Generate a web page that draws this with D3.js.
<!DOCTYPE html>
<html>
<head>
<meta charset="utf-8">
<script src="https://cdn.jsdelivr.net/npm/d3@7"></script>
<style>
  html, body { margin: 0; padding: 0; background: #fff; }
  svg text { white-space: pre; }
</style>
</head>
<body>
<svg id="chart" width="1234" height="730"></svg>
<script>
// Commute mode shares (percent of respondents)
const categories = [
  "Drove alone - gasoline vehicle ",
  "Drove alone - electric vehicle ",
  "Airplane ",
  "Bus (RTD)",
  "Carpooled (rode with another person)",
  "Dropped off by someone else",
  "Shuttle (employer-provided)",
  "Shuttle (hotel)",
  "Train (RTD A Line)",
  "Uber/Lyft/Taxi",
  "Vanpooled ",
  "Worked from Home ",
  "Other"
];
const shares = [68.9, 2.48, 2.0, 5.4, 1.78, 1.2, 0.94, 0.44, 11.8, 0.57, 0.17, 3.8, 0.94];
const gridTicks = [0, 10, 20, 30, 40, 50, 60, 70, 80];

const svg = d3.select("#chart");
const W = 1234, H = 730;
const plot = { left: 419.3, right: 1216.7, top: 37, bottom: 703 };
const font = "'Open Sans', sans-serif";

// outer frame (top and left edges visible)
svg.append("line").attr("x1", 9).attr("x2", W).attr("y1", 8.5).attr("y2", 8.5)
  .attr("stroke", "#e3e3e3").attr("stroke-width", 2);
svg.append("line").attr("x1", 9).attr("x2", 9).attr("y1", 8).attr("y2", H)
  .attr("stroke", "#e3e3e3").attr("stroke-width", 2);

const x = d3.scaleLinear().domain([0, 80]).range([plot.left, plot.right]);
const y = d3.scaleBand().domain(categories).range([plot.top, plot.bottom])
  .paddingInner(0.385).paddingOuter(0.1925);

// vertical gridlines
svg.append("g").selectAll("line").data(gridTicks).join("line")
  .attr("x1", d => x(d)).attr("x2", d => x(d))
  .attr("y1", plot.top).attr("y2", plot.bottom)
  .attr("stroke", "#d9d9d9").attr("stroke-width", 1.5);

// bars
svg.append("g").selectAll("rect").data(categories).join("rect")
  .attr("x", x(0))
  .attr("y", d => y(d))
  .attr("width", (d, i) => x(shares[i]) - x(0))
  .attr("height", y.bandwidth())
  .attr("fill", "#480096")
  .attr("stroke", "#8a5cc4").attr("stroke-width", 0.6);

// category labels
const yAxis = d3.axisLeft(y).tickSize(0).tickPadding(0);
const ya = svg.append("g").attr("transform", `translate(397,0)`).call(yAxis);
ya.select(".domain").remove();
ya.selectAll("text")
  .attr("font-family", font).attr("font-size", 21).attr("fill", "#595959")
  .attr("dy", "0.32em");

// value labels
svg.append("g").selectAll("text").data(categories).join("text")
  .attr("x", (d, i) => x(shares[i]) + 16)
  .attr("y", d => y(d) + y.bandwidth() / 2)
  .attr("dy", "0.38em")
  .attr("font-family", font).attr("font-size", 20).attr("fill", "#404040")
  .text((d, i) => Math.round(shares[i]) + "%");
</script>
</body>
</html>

________________________

**The exercise**
Go back to the listing above and please repeat it exactly.

**Output for this exercise**
Generate a web page that draws this with D3.js.
<!DOCTYPE html>
<html>
<head>
<meta charset="utf-8">
<script src="https://cdn.jsdelivr.net/npm/d3@7"></script>
<style>
  html, body { margin: 0; padding: 0; background: #fff; }
  svg text { white-space: pre; }
</style>
</head>
<body>
<svg id="chart" width="1234" height="730"></svg>
<script>
// Commute mode shares (percent of respondents)
const categories = [
  "Drove alone - gasoline vehicle ",
  "Drove alone - electric vehicle ",
  "Airplane ",
  "Bus (RTD)",
  "Carpooled (rode with another person)",
  "Dropped off by someone else",
  "Shuttle (employer-provided)",
  "Shuttle (hotel)",
  "Train (RTD A Line)",
  "Uber/Lyft/Taxi",
  "Vanpooled ",
  "Worked from Home ",
  "Other"
];
const shares = [68.9, 2.48, 2.0, 5.4, 1.78, 1.2, 0.94, 0.44, 11.8, 0.57, 0.17, 3.8, 0.94];
const gridTicks = [0, 10, 20, 30, 40, 50, 60, 70, 80];

const svg = d3.select("#chart");
const W = 1234, H = 730;
const plot = { left: 419.3, right: 1216.7, top: 37, bottom: 703 };
const font = "'Open Sans', sans-serif";

// outer frame (top and left edges visible)
svg.append("line").attr("x1", 9).attr("x2", W).attr("y1", 8.5).attr("y2", 8.5)
  .attr("stroke", "#e3e3e3").attr("stroke-width", 2);
svg.append("line").attr("x1", 9).attr("x2", 9).attr("y1", 8).attr("y2", H)
  .attr("stroke", "#e3e3e3").attr("stroke-width", 2);

const x = d3.scaleLinear().domain([0, 80]).range([plot.left, plot.right]);
const y = d3.scaleBand().domain(categories).range([plot.top, plot.bottom])
  .paddingInner(0.385).paddingOuter(0.1925);

// vertical gridlines
svg.append("g").selectAll("line").data(gridTicks).join("line")
  .attr("x1", d => x(d)).attr("x2", d => x(d))
  .attr("y1", plot.top).attr("y2", plot.bottom)
  .attr("stroke", "#d9d9d9").attr("stroke-width", 1.5);

// bars
svg.append("g").selectAll("rect").data(categories).join("rect")
  .attr("x", x(0))
  .attr("y", d => y(d))
  .attr("width", (d, i) => x(shares[i]) - x(0))
  .attr("height", y.bandwidth())
  .attr("fill", "#480096")
  .attr("stroke", "#8a5cc4").attr("stroke-width", 0.6);

// category labels
const yAxis = d3.axisLeft(y).tickSize(0).tickPadding(0);
const ya = svg.append("g").attr("transform", `translate(397,0)`).call(yAxis);
ya.select(".domain").remove();
ya.selectAll("text")
  .attr("font-family", font).attr("font-size", 21).attr("fill", "#595959")
  .attr("dy", "0.32em");

// value labels
svg.append("g").selectAll("text").data(categories).join("text")
  .attr("x", (d, i) => x(shares[i]) + 16)
  .attr("y", d => y(d) + y.bandwidth() / 2)
  .attr("dy", "0.38em")
  .attr("font-family", font).attr("font-size", 20).attr("fill", "#404040")
  .text((d, i) => Math.round(shares[i]) + "%");
</script>
</body>
</html>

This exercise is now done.